It may be a buzz phrase, the cloud computing of 2012, but I do find big data analytics fascinating. It's just the way my mind works; give me a big enough survey sample, and I can entertain myself with pivot tables for hours on end. But I felt I needed a better grounding in the concept, so I asked the folks at SAS Canada for a schooling. They connected me with Paul Kent, SAS Institute Inc. in Cary, N.C. Kent is the vice-president of platform research and development for the company.
It's a given that technology changes everything, but that's particularly true in the big data analytics field. The ability to process the analytics of billions of lines of data in memory, innovatons like the Hadoop MapReduce framework for distributed computing, and high-performance computing grids make it possible to perform analytics on ever increasing amounts of data in near-real time.
On the other side of the equation, we're collecting more and more data to analyze.

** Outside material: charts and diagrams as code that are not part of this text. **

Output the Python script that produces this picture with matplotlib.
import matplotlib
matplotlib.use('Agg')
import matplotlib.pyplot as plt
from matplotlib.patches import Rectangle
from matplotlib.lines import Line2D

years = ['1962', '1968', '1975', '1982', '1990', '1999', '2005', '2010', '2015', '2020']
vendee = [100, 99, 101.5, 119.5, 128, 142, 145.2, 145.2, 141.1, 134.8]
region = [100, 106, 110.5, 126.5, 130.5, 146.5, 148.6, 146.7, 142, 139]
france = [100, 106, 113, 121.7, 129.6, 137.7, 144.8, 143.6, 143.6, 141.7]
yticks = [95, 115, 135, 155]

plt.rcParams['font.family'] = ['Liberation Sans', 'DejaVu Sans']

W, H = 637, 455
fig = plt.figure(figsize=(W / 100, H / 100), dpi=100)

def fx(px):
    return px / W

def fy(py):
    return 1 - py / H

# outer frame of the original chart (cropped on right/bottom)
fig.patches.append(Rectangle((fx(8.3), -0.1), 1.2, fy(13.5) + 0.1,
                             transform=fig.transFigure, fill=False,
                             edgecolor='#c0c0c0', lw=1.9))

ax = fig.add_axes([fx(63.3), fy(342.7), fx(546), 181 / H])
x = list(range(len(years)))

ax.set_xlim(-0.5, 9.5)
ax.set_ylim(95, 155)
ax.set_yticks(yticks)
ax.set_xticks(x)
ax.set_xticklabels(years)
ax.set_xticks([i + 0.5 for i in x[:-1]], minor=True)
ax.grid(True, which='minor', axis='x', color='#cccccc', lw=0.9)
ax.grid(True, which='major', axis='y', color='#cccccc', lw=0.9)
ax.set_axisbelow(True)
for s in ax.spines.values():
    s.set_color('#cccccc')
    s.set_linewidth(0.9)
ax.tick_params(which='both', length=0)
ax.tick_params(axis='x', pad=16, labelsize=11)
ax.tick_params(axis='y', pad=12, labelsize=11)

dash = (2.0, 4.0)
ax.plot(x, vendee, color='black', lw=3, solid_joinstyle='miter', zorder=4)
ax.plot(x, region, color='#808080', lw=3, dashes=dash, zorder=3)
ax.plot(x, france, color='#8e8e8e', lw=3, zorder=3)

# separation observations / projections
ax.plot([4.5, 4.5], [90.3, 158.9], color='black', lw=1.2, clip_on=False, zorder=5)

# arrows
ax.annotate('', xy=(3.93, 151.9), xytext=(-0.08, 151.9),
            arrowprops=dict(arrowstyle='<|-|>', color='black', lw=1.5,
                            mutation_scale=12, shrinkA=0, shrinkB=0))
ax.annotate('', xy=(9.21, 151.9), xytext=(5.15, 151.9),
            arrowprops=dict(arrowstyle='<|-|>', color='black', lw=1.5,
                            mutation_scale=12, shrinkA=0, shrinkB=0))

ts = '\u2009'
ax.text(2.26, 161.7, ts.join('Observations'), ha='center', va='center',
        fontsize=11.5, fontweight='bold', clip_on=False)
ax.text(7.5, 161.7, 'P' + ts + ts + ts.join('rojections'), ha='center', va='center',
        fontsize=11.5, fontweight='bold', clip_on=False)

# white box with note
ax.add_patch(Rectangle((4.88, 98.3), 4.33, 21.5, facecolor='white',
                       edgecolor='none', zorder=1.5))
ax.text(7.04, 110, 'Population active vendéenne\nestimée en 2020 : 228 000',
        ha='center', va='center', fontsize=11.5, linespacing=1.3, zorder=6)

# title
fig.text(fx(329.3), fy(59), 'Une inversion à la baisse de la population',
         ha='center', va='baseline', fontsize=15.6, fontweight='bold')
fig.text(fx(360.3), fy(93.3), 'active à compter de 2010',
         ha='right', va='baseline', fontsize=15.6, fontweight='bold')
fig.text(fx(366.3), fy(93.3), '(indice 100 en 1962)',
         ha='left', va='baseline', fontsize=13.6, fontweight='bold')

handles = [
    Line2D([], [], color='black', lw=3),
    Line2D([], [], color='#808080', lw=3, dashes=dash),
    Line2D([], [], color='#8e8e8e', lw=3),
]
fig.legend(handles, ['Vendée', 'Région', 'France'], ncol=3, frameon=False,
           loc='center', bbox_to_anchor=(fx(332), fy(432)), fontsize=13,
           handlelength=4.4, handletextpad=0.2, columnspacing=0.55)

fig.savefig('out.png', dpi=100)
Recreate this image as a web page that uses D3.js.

The evolution of data analysis is inextricably linked to the evolution of data collection. In the early days of computing, data was part of the application itself. Move along to the transactional data base model, and data is collected from outside the application, but complying with a specific structure of fields. Now, the sources of data aren't so structured: we're dealing with documents, images, and media files, often without the appropriate meta data; geo-location data that may or may not be associated with a transaction; social media feeds wherein context is everything; metering data from electrical grids; all manner of telematics from vehicles, production machinery, etc.
I remember a story from the days of yore, when data mining was a fresh concept. A colleague of mine called out a representative of one of the vendors over the beer and diapers issue: analyze enough transactional data, and you'll find a pattern that suggests people who buy diapers also buy beer, so a retailler can organize the shelves accordingly. Said colleague's complaint was that the company rep was presenting this as a fact, rather than a theoretical example of the patterns that data mining can unlock, and factually, it wasn't true. It's an item of small relevance, but for the fact that it lodged the beer-and-diapers model of data mining in my head for the ensuing 15 years.
And it's a handy model to have when the skeptical say that big data analytics is just a jumped-up version of data mining. It highlights the fundamental difference, and my discussion with Kent crystalized it: data mining is transaction-focused, teasing patterns out of information of limited scope, whereas big data analytics has a behavioural focus. We're not concerned with the transaction, according to Kent, but with the behaviour that leads to the transaction. Of those many new types of data outlined a couple paragraphs ago, almost all are related to behaviour.
That was my big data “aha” moment, and it fundamentally changes my understanding of analytics.